---- Source material

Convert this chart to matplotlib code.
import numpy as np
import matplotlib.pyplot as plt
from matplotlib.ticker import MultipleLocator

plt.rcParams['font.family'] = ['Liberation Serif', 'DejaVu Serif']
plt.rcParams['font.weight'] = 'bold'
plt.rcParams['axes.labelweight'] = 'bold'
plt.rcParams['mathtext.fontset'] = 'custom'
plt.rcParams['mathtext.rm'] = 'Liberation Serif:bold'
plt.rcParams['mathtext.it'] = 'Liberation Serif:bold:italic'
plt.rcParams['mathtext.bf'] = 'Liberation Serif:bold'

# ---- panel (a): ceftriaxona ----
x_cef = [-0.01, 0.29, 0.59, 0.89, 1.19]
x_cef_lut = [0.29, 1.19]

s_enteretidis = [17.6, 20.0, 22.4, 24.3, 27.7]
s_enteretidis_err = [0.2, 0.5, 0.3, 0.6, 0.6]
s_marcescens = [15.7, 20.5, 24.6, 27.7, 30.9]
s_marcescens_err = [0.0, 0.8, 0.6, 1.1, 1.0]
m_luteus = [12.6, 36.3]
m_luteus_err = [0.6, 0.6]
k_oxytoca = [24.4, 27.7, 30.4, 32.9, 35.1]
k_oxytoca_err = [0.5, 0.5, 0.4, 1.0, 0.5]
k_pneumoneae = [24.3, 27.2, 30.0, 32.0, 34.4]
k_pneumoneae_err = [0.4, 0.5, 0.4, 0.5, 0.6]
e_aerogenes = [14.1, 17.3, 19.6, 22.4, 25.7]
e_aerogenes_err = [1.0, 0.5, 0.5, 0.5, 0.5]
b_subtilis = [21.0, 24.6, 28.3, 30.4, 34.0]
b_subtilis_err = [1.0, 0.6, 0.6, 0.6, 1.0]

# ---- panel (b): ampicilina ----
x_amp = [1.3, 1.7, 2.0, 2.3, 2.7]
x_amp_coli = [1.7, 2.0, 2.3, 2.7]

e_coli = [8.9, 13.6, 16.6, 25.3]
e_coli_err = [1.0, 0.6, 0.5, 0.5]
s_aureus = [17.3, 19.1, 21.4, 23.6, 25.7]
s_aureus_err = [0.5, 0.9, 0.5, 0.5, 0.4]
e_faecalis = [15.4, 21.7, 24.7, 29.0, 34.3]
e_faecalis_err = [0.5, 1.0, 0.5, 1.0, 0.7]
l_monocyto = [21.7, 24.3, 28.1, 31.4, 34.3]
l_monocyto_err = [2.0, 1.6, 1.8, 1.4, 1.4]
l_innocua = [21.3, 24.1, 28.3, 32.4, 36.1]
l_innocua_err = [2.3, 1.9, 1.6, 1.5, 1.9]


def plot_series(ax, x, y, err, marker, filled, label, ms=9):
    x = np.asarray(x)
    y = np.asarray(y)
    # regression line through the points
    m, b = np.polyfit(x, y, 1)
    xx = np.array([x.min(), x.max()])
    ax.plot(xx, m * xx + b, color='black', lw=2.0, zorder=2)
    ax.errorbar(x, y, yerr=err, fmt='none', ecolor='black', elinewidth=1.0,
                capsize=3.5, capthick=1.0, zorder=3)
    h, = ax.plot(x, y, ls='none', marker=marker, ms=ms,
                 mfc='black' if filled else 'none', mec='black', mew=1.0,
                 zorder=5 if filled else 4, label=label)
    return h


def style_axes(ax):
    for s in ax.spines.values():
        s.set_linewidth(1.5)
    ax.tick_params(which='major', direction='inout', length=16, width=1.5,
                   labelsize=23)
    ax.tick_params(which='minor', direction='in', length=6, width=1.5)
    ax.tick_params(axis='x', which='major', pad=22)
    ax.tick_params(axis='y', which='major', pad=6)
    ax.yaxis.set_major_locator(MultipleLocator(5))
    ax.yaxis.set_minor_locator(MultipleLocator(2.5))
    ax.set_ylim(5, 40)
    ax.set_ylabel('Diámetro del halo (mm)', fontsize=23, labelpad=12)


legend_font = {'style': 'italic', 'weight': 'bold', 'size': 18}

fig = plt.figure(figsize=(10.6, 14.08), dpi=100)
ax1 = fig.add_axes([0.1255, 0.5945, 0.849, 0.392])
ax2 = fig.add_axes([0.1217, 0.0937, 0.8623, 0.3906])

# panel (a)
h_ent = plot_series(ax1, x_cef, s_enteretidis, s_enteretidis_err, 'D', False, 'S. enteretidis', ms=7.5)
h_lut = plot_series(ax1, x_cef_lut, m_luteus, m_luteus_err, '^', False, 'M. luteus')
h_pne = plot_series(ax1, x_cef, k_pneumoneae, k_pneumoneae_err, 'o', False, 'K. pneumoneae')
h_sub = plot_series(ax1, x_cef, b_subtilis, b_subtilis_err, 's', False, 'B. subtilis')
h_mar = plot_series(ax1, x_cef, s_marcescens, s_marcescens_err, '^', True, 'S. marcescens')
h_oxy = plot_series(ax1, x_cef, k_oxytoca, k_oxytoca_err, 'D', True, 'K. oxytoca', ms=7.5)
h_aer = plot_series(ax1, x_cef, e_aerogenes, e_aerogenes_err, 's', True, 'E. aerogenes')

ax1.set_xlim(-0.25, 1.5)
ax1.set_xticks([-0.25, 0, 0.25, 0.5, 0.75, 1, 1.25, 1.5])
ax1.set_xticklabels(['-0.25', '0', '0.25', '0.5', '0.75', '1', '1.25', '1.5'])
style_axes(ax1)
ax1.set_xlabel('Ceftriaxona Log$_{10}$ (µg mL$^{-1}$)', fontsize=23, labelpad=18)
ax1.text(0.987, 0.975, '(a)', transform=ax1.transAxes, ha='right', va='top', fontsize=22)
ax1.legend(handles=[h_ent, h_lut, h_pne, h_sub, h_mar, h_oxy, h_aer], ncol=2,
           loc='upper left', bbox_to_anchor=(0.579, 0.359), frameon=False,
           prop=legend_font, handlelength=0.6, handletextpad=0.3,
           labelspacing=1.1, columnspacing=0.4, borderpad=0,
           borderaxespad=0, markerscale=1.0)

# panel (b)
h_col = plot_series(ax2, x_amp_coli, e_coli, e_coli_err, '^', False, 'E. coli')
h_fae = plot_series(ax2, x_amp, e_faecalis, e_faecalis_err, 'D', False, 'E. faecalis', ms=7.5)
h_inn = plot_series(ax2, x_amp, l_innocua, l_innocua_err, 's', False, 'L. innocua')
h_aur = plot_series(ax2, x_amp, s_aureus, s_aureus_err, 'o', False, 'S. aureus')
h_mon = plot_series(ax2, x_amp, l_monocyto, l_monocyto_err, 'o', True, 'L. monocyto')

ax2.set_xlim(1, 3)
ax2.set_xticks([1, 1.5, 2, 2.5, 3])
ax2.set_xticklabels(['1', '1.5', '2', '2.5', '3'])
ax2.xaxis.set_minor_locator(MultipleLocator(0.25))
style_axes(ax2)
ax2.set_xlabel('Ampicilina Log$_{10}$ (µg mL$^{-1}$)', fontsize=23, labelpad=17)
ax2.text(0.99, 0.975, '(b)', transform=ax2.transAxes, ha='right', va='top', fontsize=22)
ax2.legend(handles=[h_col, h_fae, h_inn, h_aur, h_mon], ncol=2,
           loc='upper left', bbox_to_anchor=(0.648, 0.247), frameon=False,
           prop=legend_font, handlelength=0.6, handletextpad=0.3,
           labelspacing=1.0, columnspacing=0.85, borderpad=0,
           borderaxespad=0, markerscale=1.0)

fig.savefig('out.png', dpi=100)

--------

• _What to produce_:
Return exactly the lines that run from the top of the listing above to the line containing "from matplotlib.ticker import MultipleLocator", please, keeping both end lines and leaving out everything else.

• _Output_:
Convert this chart to matplotlib code.
import numpy as np
import matplotlib.pyplot as plt
from matplotlib.ticker import MultipleLocator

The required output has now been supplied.